======== DATASET ========

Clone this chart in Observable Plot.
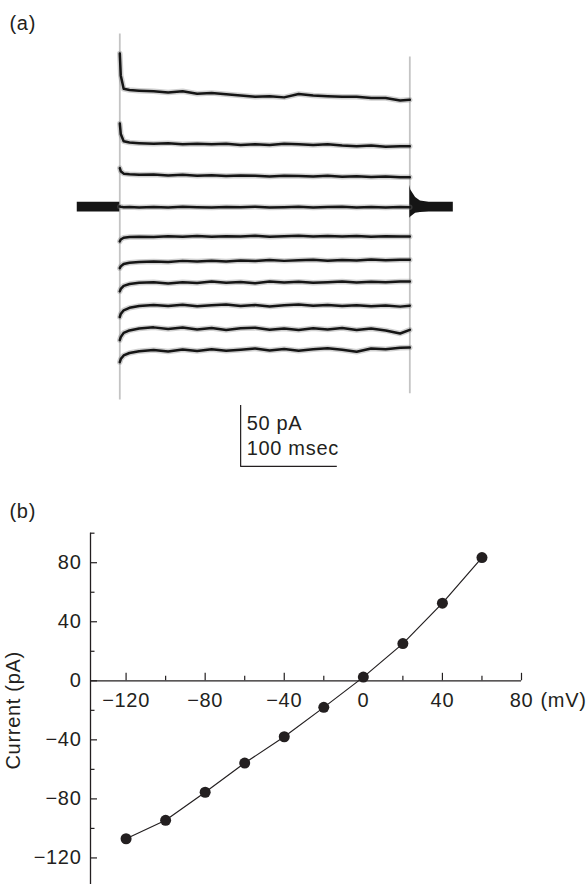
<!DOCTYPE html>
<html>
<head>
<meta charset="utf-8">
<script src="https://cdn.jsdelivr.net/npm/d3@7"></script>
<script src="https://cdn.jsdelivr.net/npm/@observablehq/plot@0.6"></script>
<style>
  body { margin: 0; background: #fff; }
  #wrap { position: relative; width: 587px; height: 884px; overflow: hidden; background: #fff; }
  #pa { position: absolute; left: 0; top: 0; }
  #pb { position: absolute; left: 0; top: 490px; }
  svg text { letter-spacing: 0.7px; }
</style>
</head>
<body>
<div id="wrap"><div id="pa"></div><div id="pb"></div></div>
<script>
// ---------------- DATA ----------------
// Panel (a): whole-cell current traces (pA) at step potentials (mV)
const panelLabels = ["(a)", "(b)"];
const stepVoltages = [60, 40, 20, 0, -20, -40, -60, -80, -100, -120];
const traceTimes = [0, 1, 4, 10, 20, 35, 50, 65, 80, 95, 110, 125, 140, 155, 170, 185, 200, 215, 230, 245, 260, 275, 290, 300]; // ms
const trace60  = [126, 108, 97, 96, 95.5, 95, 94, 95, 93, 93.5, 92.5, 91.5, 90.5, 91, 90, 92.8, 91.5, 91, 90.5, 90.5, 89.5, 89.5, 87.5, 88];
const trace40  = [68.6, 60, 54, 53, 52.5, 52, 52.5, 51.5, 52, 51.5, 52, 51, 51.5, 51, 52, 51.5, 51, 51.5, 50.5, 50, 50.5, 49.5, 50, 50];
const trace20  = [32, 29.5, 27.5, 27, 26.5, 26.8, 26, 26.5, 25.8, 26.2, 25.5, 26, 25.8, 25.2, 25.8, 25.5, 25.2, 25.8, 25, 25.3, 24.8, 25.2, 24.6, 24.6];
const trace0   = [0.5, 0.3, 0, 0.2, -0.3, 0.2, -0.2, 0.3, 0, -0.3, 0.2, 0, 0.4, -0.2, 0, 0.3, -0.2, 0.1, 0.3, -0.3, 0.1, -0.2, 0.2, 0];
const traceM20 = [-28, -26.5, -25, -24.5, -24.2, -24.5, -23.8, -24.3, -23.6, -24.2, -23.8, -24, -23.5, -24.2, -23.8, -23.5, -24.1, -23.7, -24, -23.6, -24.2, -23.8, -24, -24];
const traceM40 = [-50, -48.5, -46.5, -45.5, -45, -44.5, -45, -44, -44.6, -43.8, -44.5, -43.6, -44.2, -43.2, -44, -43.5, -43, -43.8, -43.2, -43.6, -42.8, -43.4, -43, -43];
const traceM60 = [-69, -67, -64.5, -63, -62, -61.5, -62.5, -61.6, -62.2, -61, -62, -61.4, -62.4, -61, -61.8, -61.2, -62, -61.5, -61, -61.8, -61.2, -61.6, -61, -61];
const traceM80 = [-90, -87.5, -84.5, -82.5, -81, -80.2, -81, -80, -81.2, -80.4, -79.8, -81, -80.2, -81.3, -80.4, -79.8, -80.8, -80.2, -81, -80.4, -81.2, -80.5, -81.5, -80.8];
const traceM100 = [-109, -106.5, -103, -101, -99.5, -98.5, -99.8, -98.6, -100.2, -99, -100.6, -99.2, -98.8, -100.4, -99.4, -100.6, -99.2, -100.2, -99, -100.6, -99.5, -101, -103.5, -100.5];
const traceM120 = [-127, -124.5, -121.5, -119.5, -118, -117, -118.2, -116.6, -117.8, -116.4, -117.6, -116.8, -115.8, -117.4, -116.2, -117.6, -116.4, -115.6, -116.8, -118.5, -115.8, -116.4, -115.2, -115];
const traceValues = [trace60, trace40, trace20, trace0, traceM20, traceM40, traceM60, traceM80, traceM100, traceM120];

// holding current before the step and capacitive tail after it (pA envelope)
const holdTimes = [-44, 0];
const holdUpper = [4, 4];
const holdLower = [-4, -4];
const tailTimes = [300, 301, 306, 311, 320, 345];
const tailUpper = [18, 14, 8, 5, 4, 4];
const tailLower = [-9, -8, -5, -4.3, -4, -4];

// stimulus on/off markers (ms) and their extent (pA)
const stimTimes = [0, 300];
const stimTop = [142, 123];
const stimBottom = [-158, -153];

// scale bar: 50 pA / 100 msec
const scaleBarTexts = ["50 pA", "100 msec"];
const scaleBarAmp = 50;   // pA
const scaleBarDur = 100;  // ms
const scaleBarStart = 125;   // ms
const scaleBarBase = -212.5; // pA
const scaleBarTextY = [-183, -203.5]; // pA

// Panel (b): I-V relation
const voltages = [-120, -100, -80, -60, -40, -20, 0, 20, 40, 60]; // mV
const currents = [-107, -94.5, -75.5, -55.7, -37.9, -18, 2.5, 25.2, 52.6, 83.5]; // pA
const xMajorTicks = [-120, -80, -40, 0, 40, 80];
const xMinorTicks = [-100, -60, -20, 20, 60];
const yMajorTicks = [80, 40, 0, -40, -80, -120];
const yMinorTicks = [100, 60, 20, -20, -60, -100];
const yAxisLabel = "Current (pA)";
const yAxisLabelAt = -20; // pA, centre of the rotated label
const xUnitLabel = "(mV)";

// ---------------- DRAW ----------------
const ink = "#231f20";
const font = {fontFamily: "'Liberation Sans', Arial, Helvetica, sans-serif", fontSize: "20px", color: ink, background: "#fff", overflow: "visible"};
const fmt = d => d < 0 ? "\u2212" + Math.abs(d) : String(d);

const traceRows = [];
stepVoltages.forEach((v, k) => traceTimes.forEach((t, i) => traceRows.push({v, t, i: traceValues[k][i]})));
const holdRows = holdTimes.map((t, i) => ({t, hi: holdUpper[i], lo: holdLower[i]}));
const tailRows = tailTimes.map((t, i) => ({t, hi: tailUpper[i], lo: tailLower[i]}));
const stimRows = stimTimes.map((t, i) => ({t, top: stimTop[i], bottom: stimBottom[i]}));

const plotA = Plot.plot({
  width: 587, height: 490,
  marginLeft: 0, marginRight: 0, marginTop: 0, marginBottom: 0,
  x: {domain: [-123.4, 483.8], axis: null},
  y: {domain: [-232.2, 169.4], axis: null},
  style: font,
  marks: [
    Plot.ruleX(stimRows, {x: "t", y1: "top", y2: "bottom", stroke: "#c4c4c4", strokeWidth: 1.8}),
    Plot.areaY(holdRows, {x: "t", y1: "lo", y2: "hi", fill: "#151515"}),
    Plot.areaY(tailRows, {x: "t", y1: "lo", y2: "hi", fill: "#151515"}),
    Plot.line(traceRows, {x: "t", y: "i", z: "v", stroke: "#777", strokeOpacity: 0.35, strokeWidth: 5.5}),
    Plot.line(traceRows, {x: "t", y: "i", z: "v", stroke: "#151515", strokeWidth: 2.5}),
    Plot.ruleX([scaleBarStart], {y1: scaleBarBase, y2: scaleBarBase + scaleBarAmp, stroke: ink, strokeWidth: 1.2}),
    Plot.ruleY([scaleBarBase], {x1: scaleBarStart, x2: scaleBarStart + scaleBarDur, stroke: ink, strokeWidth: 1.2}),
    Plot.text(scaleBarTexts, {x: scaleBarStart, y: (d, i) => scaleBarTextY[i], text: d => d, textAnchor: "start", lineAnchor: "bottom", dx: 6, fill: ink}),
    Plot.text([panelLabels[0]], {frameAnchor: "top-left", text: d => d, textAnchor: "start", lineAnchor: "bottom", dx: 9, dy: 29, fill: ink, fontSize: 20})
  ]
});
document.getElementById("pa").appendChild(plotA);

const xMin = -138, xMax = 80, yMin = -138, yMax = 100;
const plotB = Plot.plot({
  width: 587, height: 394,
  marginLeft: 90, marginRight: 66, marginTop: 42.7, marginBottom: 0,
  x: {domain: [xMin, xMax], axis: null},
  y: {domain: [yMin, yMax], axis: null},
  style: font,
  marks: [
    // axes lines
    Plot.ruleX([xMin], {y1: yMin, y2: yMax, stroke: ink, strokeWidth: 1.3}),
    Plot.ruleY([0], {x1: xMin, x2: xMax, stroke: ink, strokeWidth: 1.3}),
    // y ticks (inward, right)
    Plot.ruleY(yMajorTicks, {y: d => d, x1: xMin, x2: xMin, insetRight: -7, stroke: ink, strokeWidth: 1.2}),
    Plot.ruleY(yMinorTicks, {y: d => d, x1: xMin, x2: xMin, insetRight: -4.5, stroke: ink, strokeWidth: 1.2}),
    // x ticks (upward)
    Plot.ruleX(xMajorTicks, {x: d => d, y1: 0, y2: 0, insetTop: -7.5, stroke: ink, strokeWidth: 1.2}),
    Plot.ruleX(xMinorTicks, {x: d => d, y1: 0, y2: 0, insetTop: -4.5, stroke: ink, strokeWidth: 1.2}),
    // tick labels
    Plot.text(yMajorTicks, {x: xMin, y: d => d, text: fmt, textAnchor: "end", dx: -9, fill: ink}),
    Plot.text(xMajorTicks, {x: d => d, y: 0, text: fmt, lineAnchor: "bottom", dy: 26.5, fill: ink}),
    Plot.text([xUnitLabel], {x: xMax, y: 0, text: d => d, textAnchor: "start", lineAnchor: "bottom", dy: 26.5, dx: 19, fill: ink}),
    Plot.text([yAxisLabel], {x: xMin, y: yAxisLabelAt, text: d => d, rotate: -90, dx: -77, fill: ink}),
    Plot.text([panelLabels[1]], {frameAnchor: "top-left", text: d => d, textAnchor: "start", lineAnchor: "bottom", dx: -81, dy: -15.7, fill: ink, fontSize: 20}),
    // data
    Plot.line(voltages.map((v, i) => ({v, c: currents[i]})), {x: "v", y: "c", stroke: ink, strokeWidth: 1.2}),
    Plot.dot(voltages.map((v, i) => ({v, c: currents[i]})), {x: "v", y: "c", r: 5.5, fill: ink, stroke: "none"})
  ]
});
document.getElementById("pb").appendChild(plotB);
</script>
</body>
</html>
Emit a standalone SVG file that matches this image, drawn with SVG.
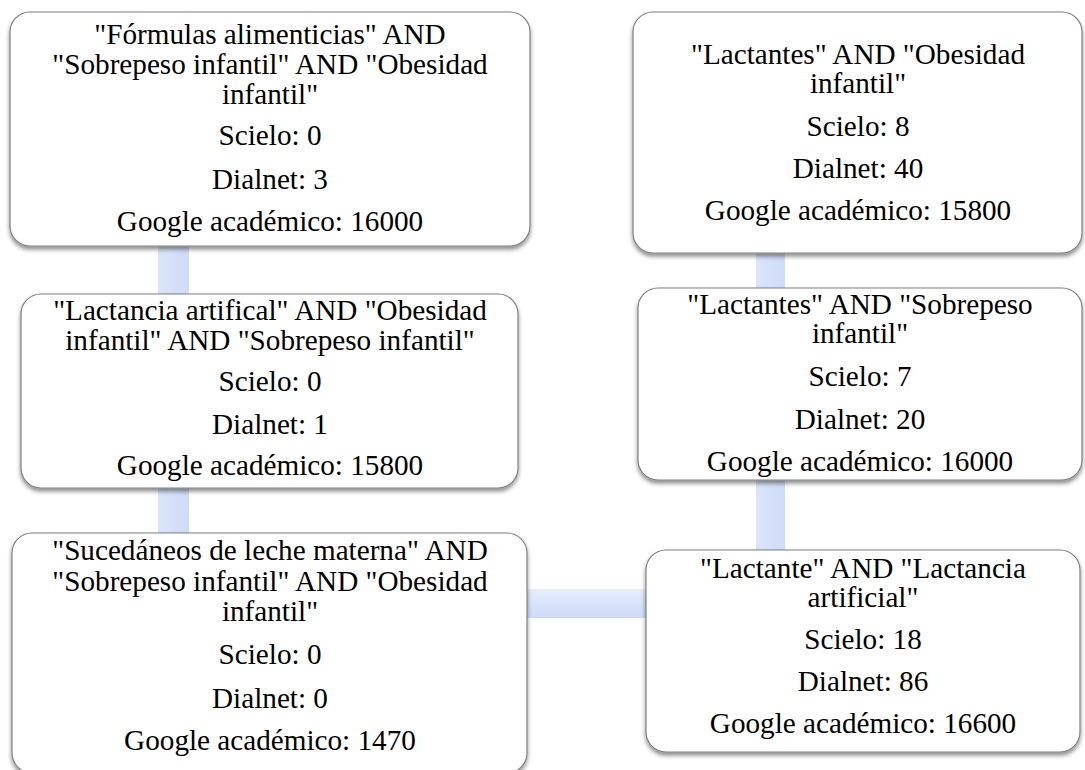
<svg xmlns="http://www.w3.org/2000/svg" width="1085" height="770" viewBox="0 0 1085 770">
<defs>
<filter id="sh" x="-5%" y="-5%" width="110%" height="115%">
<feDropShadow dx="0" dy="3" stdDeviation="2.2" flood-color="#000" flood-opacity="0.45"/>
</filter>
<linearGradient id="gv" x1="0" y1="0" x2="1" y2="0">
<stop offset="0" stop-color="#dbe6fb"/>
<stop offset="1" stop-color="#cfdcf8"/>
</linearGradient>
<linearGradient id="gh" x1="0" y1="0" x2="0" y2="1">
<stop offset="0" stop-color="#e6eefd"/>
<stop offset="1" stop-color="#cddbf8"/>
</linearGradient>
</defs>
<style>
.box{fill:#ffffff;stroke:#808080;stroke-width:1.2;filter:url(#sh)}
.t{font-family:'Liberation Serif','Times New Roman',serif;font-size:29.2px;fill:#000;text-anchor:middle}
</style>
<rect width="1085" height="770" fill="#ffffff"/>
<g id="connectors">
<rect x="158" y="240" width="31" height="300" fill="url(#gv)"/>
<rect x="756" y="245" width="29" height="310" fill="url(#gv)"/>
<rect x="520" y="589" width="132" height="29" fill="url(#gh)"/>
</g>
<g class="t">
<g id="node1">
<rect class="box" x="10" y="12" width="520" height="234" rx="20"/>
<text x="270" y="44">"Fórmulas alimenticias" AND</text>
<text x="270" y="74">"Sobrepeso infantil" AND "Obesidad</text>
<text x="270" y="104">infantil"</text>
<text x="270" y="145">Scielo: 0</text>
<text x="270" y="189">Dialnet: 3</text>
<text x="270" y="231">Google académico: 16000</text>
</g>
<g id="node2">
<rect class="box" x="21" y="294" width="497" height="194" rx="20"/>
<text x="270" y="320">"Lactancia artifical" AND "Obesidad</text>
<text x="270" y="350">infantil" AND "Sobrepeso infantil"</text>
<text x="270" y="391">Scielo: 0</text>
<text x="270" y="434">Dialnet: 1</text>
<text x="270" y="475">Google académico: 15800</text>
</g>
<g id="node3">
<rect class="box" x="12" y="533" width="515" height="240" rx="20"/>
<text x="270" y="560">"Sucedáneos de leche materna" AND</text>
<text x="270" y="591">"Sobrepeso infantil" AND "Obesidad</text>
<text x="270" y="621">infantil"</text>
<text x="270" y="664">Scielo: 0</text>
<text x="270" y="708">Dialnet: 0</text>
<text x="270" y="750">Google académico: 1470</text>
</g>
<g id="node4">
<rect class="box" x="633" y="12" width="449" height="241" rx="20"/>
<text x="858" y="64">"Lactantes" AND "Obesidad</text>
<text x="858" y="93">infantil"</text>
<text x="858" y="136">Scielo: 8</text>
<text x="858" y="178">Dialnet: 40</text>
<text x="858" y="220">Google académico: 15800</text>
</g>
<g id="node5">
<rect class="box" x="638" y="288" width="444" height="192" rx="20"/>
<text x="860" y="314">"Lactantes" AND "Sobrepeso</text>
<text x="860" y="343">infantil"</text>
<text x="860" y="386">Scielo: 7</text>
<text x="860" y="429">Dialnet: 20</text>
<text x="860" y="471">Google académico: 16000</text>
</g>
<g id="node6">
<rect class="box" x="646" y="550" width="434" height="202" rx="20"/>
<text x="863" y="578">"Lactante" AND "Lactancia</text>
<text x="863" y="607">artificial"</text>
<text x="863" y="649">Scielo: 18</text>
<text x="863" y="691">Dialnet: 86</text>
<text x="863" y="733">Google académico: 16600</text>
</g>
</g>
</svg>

========

### WHAT IS EXPECTED
From the entries above, extract every line where the word "this" appears.

### EXERCISE OUTPUT
Clone this chart in Observable Plot.
Emit a standalone SVG file that matches this image, drawn with SVG.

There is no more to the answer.